Objective ▸
Reproduce the listing below without changes, except that pictures are left out.

Given data ▸
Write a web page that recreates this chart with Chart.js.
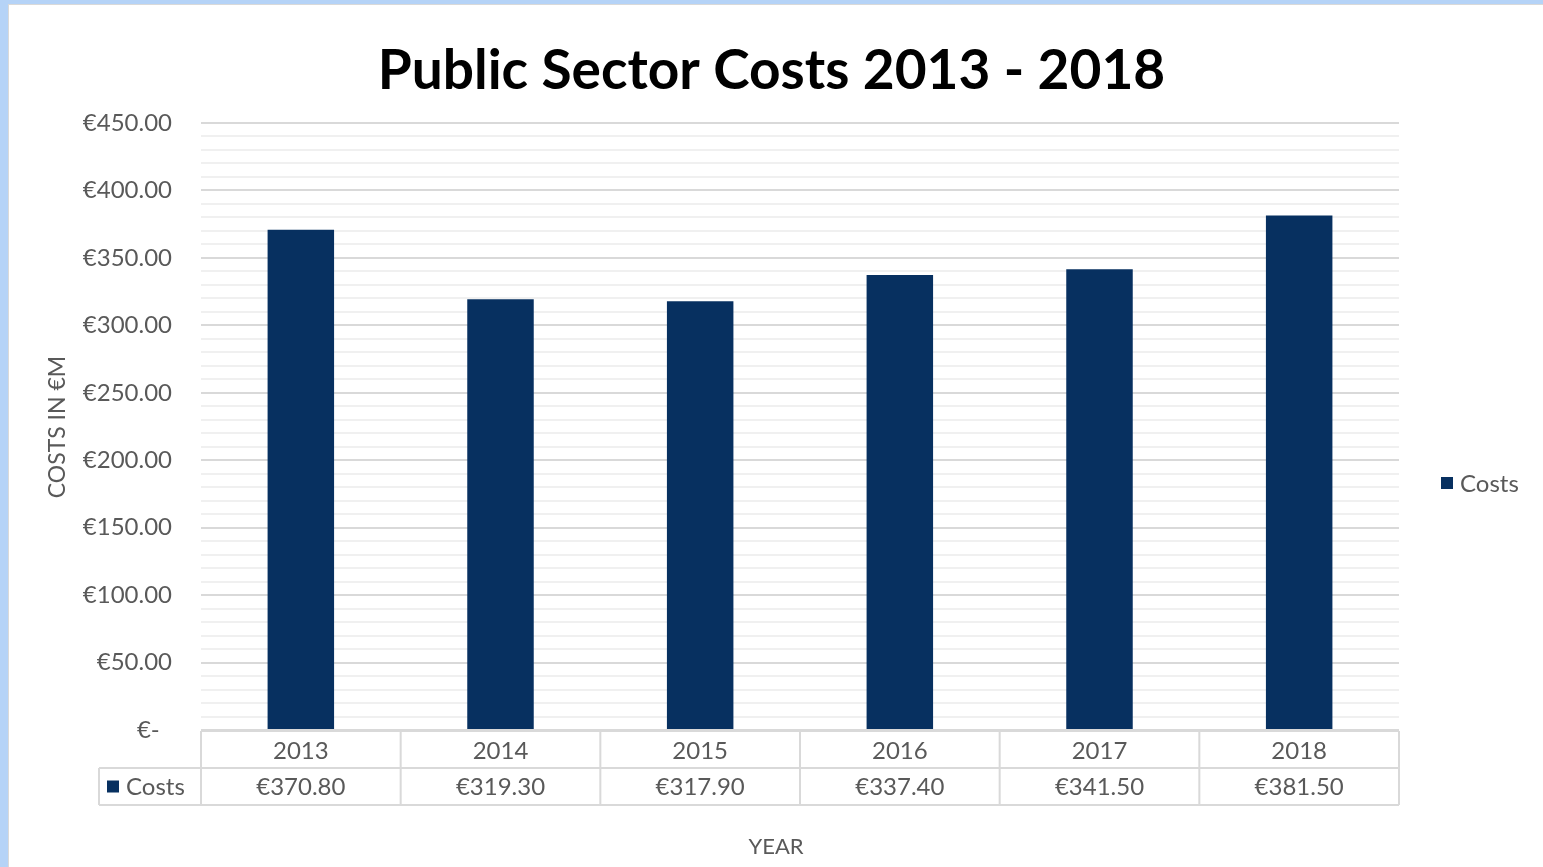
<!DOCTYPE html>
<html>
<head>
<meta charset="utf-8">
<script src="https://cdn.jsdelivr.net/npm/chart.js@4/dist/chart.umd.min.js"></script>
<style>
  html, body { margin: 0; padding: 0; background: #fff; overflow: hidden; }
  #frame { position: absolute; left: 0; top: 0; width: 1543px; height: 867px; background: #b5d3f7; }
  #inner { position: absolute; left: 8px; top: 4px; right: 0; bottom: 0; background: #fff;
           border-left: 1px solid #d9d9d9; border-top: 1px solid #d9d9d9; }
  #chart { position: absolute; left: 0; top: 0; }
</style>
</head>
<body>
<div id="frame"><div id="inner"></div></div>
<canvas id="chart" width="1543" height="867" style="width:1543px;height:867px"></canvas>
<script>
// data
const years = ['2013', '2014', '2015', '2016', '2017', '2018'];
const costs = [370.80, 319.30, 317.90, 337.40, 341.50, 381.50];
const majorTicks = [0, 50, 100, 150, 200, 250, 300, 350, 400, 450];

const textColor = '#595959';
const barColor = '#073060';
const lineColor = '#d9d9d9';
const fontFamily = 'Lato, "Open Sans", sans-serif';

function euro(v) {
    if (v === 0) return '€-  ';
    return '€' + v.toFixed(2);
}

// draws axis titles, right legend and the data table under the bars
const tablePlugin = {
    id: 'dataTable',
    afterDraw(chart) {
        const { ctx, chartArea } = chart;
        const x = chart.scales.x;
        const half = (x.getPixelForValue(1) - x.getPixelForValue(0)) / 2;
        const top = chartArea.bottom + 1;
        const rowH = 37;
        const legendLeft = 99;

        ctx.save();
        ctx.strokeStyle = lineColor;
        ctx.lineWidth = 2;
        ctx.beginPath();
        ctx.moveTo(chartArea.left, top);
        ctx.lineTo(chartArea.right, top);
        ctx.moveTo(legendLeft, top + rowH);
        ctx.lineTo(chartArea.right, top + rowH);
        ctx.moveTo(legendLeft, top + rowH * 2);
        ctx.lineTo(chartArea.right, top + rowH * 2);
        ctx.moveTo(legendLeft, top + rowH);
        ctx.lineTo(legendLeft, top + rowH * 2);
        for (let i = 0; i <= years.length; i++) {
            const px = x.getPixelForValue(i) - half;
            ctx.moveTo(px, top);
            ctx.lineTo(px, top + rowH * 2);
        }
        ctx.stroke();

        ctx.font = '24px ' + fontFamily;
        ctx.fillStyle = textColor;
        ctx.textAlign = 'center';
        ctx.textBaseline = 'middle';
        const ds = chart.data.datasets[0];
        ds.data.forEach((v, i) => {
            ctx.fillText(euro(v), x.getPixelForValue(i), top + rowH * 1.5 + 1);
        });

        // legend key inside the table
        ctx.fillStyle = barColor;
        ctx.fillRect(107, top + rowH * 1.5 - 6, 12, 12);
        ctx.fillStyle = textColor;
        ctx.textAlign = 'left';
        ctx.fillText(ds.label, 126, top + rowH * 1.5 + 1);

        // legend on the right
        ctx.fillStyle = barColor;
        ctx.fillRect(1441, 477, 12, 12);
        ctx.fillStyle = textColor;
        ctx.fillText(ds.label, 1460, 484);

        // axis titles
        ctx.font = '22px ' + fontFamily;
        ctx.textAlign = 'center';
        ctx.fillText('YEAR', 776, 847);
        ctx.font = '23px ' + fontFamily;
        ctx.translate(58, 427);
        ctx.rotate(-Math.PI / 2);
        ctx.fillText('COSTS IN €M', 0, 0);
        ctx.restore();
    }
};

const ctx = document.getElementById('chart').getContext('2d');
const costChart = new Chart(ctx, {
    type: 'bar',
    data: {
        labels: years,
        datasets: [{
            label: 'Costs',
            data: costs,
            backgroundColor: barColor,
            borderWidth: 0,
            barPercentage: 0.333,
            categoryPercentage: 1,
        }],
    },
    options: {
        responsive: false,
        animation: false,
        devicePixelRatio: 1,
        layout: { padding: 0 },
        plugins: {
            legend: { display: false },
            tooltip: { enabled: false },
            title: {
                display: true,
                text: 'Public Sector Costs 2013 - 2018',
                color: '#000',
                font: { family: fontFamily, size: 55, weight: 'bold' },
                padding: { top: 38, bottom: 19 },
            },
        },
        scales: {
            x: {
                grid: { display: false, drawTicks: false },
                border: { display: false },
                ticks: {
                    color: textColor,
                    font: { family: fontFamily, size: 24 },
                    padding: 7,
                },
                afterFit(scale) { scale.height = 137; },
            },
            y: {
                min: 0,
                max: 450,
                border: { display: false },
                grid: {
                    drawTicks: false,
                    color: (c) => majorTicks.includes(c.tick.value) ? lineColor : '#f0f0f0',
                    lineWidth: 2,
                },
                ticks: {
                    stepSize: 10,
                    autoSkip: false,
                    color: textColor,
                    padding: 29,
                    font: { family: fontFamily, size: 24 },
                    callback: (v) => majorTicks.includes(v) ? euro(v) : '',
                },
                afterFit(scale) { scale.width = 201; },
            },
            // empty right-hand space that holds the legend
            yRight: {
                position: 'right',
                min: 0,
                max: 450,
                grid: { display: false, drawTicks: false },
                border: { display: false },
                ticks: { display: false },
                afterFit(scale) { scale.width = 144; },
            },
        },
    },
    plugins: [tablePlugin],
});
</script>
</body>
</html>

Task output ▸
Write a web page that recreates this chart with Chart.js.
<!DOCTYPE html>
<html>
<head>
<meta charset="utf-8">
<script src="https://cdn.jsdelivr.net/npm/chart.js@4/dist/chart.umd.min.js"></script>
<style>
  html, body { margin: 0; padding: 0; background: #fff; overflow: hidden; }
  #frame { position: absolute; left: 0; top: 0; width: 1543px; height: 867px; background: #b5d3f7; }
  #inner { position: absolute; left: 8px; top: 4px; right: 0; bottom: 0; background: #fff;
           border-left: 1px solid #d9d9d9; border-top: 1px solid #d9d9d9; }
  #chart { position: absolute; left: 0; top: 0; }
</style>
</head>
<body>
<div id="frame"><div id="inner"></div></div>
<canvas id="chart" width="1543" height="867" style="width:1543px;height:867px"></canvas>
<script>
// data
const years = ['2013', '2014', '2015', '2016', '2017', '2018'];
const costs = [370.80, 319.30, 317.90, 337.40, 341.50, 381.50];
const majorTicks = [0, 50, 100, 150, 200, 250, 300, 350, 400, 450];

const textColor = '#595959';
const barColor = '#073060';
const lineColor = '#d9d9d9';
const fontFamily = 'Lato, "Open Sans", sans-serif';

function euro(v) {
    if (v === 0) return '€-  ';
    return '€' + v.toFixed(2);
}

// draws axis titles, right legend and the data table under the bars
const tablePlugin = {
    id: 'dataTable',
    afterDraw(chart) {
        const { ctx, chartArea } = chart;
        const x = chart.scales.x;
        const half = (x.getPixelForValue(1) - x.getPixelForValue(0)) / 2;
        const top = chartArea.bottom + 1;
        const rowH = 37;
        const legendLeft = 99;

        ctx.save();
        ctx.strokeStyle = lineColor;
        ctx.lineWidth = 2;
        ctx.beginPath();
        ctx.moveTo(chartArea.left, top);
        ctx.lineTo(chartArea.right, top);
        ctx.moveTo(legendLeft, top + rowH);
        ctx.lineTo(chartArea.right, top + rowH);
        ctx.moveTo(legendLeft, top + rowH * 2);
        ctx.lineTo(chartArea.right, top + rowH * 2);
        ctx.moveTo(legendLeft, top + rowH);
        ctx.lineTo(legendLeft, top + rowH * 2);
        for (let i = 0; i <= years.length; i++) {
            const px = x.getPixelForValue(i) - half;
            ctx.moveTo(px, top);
            ctx.lineTo(px, top + rowH * 2);
        }
        ctx.stroke();

        ctx.font = '24px ' + fontFamily;
        ctx.fillStyle = textColor;
        ctx.textAlign = 'center';
        ctx.textBaseline = 'middle';
        const ds = chart.data.datasets[0];
        ds.data.forEach((v, i) => {
            ctx.fillText(euro(v), x.getPixelForValue(i), top + rowH * 1.5 + 1);
        });

        // legend key inside the table
        ctx.fillStyle = barColor;
        ctx.fillRect(107, top + rowH * 1.5 - 6, 12, 12);
        ctx.fillStyle = textColor;
        ctx.textAlign = 'left';
        ctx.fillText(ds.label, 126, top + rowH * 1.5 + 1);

        // legend on the right
        ctx.fillStyle = barColor;
        ctx.fillRect(1441, 477, 12, 12);
        ctx.fillStyle = textColor;
        ctx.fillText(ds.label, 1460, 484);

        // axis titles
        ctx.font = '22px ' + fontFamily;
        ctx.textAlign = 'center';
        ctx.fillText('YEAR', 776, 847);
        ctx.font = '23px ' + fontFamily;
        ctx.translate(58, 427);
        ctx.rotate(-Math.PI / 2);
        ctx.fillText('COSTS IN €M', 0, 0);
        ctx.restore();
    }
};

const ctx = document.getElementById('chart').getContext('2d');
const costChart = new Chart(ctx, {
    type: 'bar',
    data: {
        labels: years,
        datasets: [{
            label: 'Costs',
            data: costs,
            backgroundColor: barColor,
            borderWidth: 0,
            barPercentage: 0.333,
            categoryPercentage: 1,
        }],
    },
    options: {
        responsive: false,
        animation: false,
        devicePixelRatio: 1,
        layout: { padding: 0 },
        plugins: {
            legend: { display: false },
            tooltip: { enabled: false },
            title: {
                display: true,
                text: 'Public Sector Costs 2013 - 2018',
                color: '#000',
                font: { family: fontFamily, size: 55, weight: 'bold' },
                padding: { top: 38, bottom: 19 },
            },
        },
        scales: {
            x: {
                grid: { display: false, drawTicks: false },
                border: { display: false },
                ticks: {
                    color: textColor,
                    font: { family: fontFamily, size: 24 },
                    padding: 7,
                },
                afterFit(scale) { scale.height = 137; },
            },
            y: {
                min: 0,
                max: 450,
                border: { display: false },
                grid: {
                    drawTicks: false,
                    color: (c) => majorTicks.includes(c.tick.value) ? lineColor : '#f0f0f0',
                    lineWidth: 2,
                },
                ticks: {
                    stepSize: 10,
                    autoSkip: false,
                    color: textColor,
                    padding: 29,
                    font: { family: fontFamily, size: 24 },
                    callback: (v) => majorTicks.includes(v) ? euro(v) : '',
                },
                afterFit(scale) { scale.width = 201; },
            },
            // empty right-hand space that holds the legend
            yRight: {
                position: 'right',
                min: 0,
                max: 450,
                grid: { display: false, drawTicks: false },
                border: { display: false },
                ticks: { display: false },
                afterFit(scale) { scale.width = 144; },
            },
        },
    },
    plugins: [tablePlugin],
});
</script>
</body>
</html>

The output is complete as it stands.